Through the first seven games of the Raptors’ playoff run, there was one constant that kept the team moving in a forward direction, the fact that Toronto’s starters had comfortably outplayed their opponents at every turn and found ways to create advantages, and made up for the struggles of nearly every other combination of players. This efficient group had enabled the Raptors to a 5-2 record through those games, and while there was clearly work to be done to solve the issues with the bench and transition lineups to get the team rolling on all cylinders, the starters were as dependable as could be and that gave the team a lot of room for error.
That was, until Thursday night in Philadelphia, when the starters found their first struggles of the playoffs.
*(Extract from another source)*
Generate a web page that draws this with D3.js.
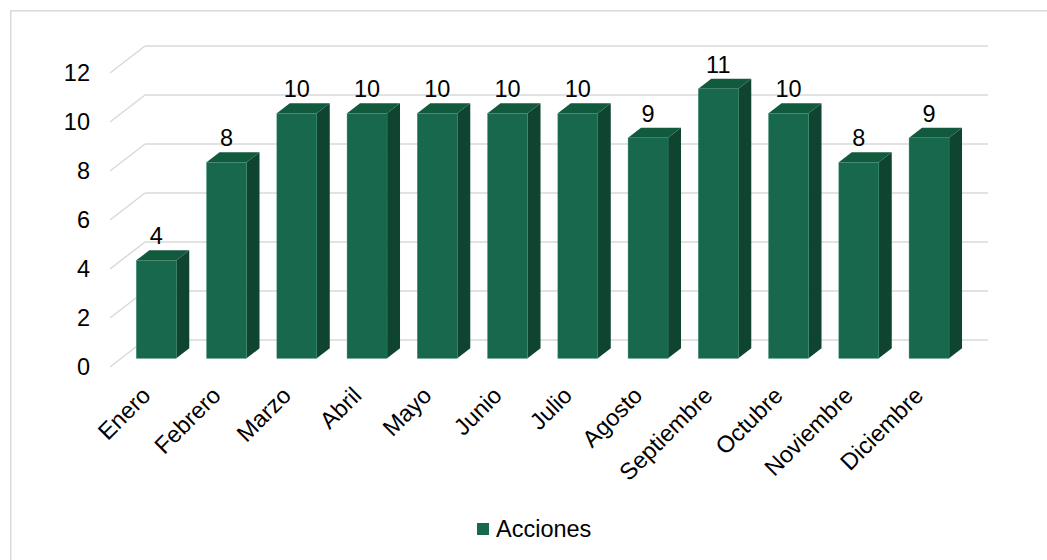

There were signs in game two that this might be coming, in some of the adjustments that the Sixers showed in that game, using Joel Embiid to slow down Pascal Siakam and making the other Raptors starters beat them, and then attacking Marc Gasol relentlessly in the pick and roll to generate their own offense. Those things were troubling signs, but in game three, after losing, it was Nick Nurse’s turn to show the next adjustment and turn the series back in the Raptors’ favor. At least, that was the theory, that the Raptors would find some response to the ways the Sixers had stymied them and create new problems for Philadelphia to solve.
Instead, we saw more of what we’d seen in the first two games from the Raptors, and it was the Sixers again making the adjustments. Joel Embiid looked as healthy as he has in this series, and the Sixers used him on Marc Gasol once again so he could freelance on defense and take away the rim from the Raptors while daring Gasol to beat them. Philadelphia came out with the gameplan of making the other Raptors beat them, making them hit open shots, and the Raptors didn’t hit enough of them once again.
The Raptors starters had trouble finding any offense aside from Kawhi Leonard, who was once again transcendant, but couldn’t do everything himself despite his best efforts. Philadelphia simply had an answer for everything else the Raptors had. They made life difficult whenever Toronto tried to go to the basket and they were able to consistently create solid offense of their own, with all five Sixers starters scoring in double digits. The Raptors simply didn’t have any adjustments in the tank for anything Philly was doing on Thursday, and they paid the price with going down 2-1 in the series.
The Raptors have the individual talent to be in any game against nearly any opponent, but at some point, there has to be something more than that. There has to be a way that the gameplan creates something, whether that’s a defense that can counter the Sixers’ adjustments, or an offensive wrinkle to open up holes in the Philly defense, and there has been nothing thus far in the series from Nick Nurse. With game four on Sunday and the risk of returning home down 3-1 in the series very real, it’s time for Nurse to earn his reputation for creativity and bring some answers, and put the pressure on Brett Brown and the Sixers to have some answers of their own.
Otherwise, the Raptors are left with just the hope that Kawhi Leonard can be enough, that his historic playoff run can find yet another gear to carry the Raptors forward, and that his teammates can somehow bring their individual talent in line with his. That shouldn’t be the ask, but without a better gameplan, that’s all the Raptors are left with.